Закон Мёрфи в СССР - страница 3

Шрифт
Интервал


– Ничего, лысого я тебя тоже любить буду. Да и отрастут волосы, не беда! Я к тебе еще завтра приду, Гера, а то вон – доктор идёт…

Я ещё и лысый теперь! Тяжела ты, жизнь попаданца!

* * *

Кто-то явно мне мстил. Ну, то есть, я никогда в жизни подумать не мог, что пара вывихов, ссадины, гематомы, трещина в ребре и сотрясение мозга требуют ТАКОГО медицинского обследования! За семь суток постельного режима из меня, кажется, взяли все анализы, которые таились в недрах организма, провели осмотр с пристрастием всего, что можно и всего, что нельзя – тоже. Уколы, как я понимаю, колоть определили практикантов из медучилища, потому что на моих ягодицах, кажется, не осталось ни одного живого места. Зачем вообще мне нужно было что-то колоть? Витамины, для смирения?

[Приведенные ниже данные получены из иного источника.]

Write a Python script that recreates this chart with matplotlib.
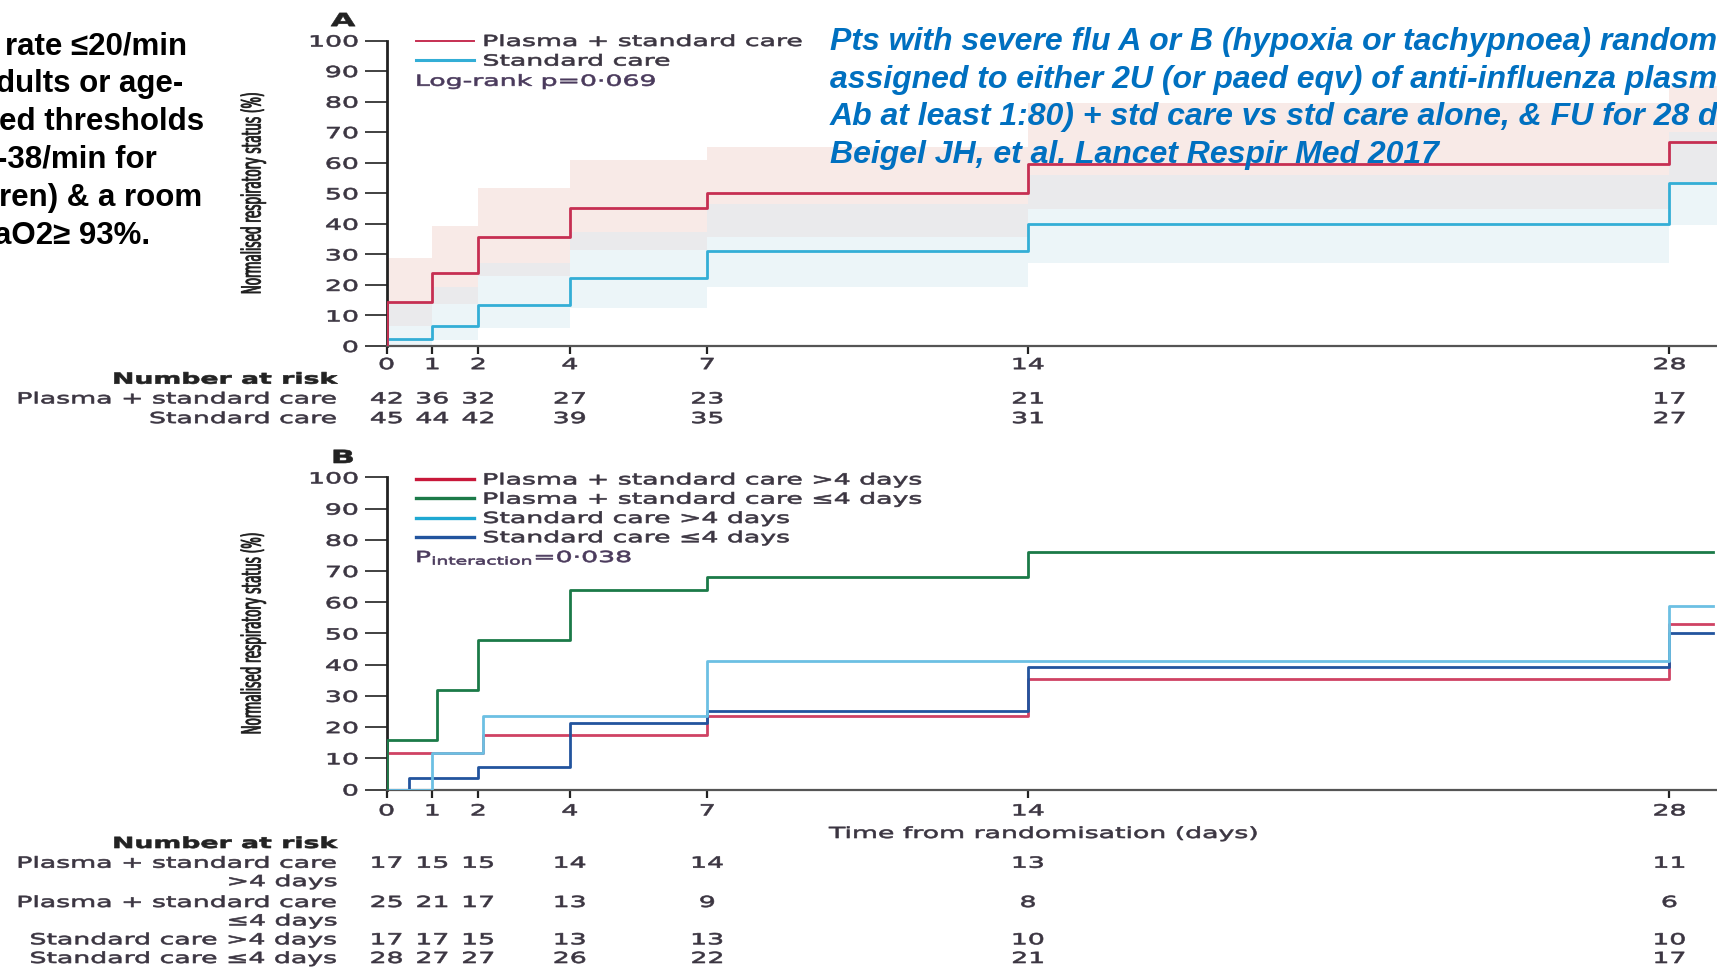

Когда наследники Эскулапа, движимые чьей-то злой волей, решили, что я достаточно поправился – надо мной провели еще несколько унизительных экспериментов, а в финале самым подлым образом вынудили глотать зонд. Черт побери, и в двадцать первом-то веке удовольствие от этой манипуляции было ниже среднего, а в одна тысяча девятьсот восьмидесятом году процедура сия и вовсе оказалась сущей пыткой.

Так или иначе, я выполз из эндоскопического кабинета совершенно опустошенный. Во всех смыслах.

– Как самочувствие? – участливо спросила Тася, которая поджидала меня под дверью.

– Вы меня уж простите, Таисия Александровна, но моё самочувствие ровно такое, как будто молодой крепкий мужчина минут пятнадцать пихал мне в рот длинный толстый шланг! – выдал я.

– Кх-х-х-х! – Тася покраснела, зажала рот ладонью и пыталась не засмеяться, глядя на то, как красивый голубоглазый доктор сквозь открытую дверь передает мне какие-то бумаги и справки.

Ему было плевать на дурные приметы, порог доктора не смущал. Я думаю, его вообще мало что смущало после пары лет работы в эндоскопическом отделении.

– На этом – всё? – уточнила Тася.

– Всё… Теперь вроде как можно попытаться отсюда сбежать…

Вообще-то полагалось ждать результатов всего этого безобразия на больничной койке, но мне страсть как не хотелось туда возвращаться. В том числе и потому, что в палате со мной жили не обычные соседи, а настоящий клуб выдающихся джентльменов.

Один усатый мистер, кажется – энергетик, с растянутой в аппарате ногой, храпел как тысяча чертей, со вздохами и всхлипами. По этим звукам можно было писать аранжировки для дабстепа, ну или – индустриальную симфонию, ибо дабстеп в нынешнее время был неведом.